К своему удивлению, Люк рассмеялся.
— Ты права, черт возьми. И я тоже не хочу гадать, как это будет. Обещаю вернуться в целости и сохранности, и, как только вернусь, в ту же самую минуту приступим к делу.
Белла усмехнулась.
— Хотела бы я увидеть мамино лицо, когда ты вернешься и мы в ту же минуту приступим к делу на ковре в ее гостиной.
Смех Люка зазвенел в ветвях деревьев.
— Пожалуй, лучше предупредить тебя о моем возвращении заранее, чтобы ты успела приехать в Мельбурн и встретить меня в моей квартире.
— Вот это, я понимаю, разговор. Только оставь мне пару дней на походы по магазинам. А то потом неделю придется из кровати не вылезать.
* * *
До брака с Филипом Фишером Амелия никогда не хотела иметь детей и даже не задумывалась на эту тему. Если бы ее спросили о детях, она бы поморщилась и ответила, что считает их крикливыми, чумазыми и антисоциальными маленькими созданиями. Поэтому, когда врач подтвердил ее подозрения, она испытала шок. Амелия Фишер ждала ребенка. Первым делом она подумала, как отреагирует Филип. Они никогда не обсуждали детей, даже возможность такую не рассматривали. До брака принимали все меры предосторожности, но после расслабились. Вот и неизбежный результат, подумала Амелия.
Из кабинета врача она поспешила в офис «Фишер-Спрингз» через весь город, чтобы скорее сообщить мужу невероятную новость. Было время обеда; вот и хорошо, решила Амелия, не придется отвлекать мужа от работы. С легкой тревогой она ждала, пока секретарша сообщит Филипу о ее приходе; новость о беременности ее порадовала, но все же она волновалась.
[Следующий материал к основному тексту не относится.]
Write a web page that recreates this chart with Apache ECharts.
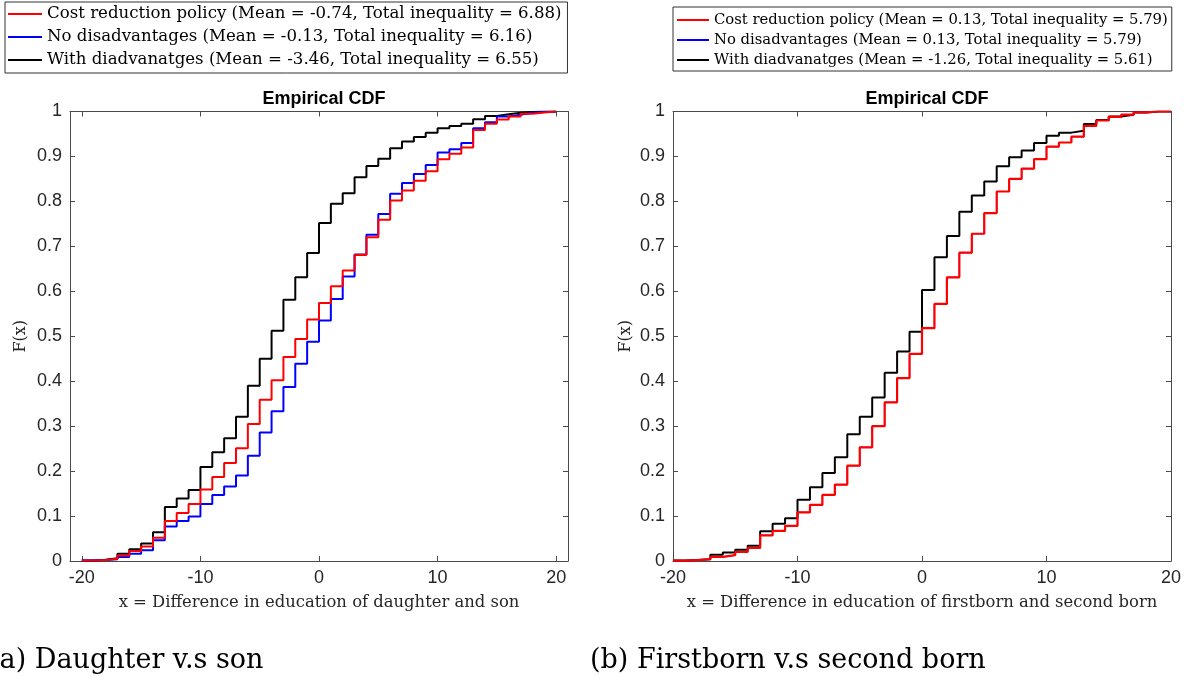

Филип сидел за столом в своем кабинете, развалившись в кресле и закрыв глаза; ноги он положил на край стола.
— Так ты работаешь? — сурово спросила Амелия.
Филип улыбнулся.
— Я думаю, — ответил он, не открывая глаз.
— О чем? — спросила Амелия.
— Нам лучше переехать; в квартире скоро станет тесновато.
Амелия потрясенно опустилась в кресло напротив.
— Что значит «тесновато»?
Филип открыл глаза, опустил ноги на пол и выпрямился.
— Можно, конечно, устроить детскую в комнате для гостей… но она такая маленькая. Лучше прямо сейчас начать подыскивать новое жилье.
— Как ты догадался? — ахнула Амелия. — Я была у врача всего час назад.
Филип шире улыбнулся.
— Я знал, точнее, догадывался уже пару недель. Потом увидел запись о приеме к врачу в блокноте около телефона, и последние сомнения отпали. А когда секретарша сказала, что ты ждешь меня у кабинета, я убедился окончательно. Ты не стала бы приходить, если бы не хотела сообщить интересные новости.
Амелии не терпелось узнать, что он думает.
— И какие у тебя мысли по этому поводу?
Филип встал, подошел к ней, заставил встать с кресла и обнял.
— Не представляю, зачем женщины соглашаются на муки и боль деторождения; я и не надеялся, что однажды кто-то согласится пойти на это ради меня. Но если ты рада, я тоже рад. Мало того, я счастлив.
Амелия улыбнулась и произнесла:
— Пообещай мне одно.
— Что?
— Что не перестанешь любить меня, когда я стану толстой и некрасивой, — взмолилась она.
Филип рассмеялся и честно ответил:
— Как я уже сказал, мне трудно поверить, как вы, женщины, согласны терпеть девять месяцев неудобств и все прочее, что связано с деторождением. Раз ты готова пойти на это ради меня, это лишь усилит мою любовь к тебе.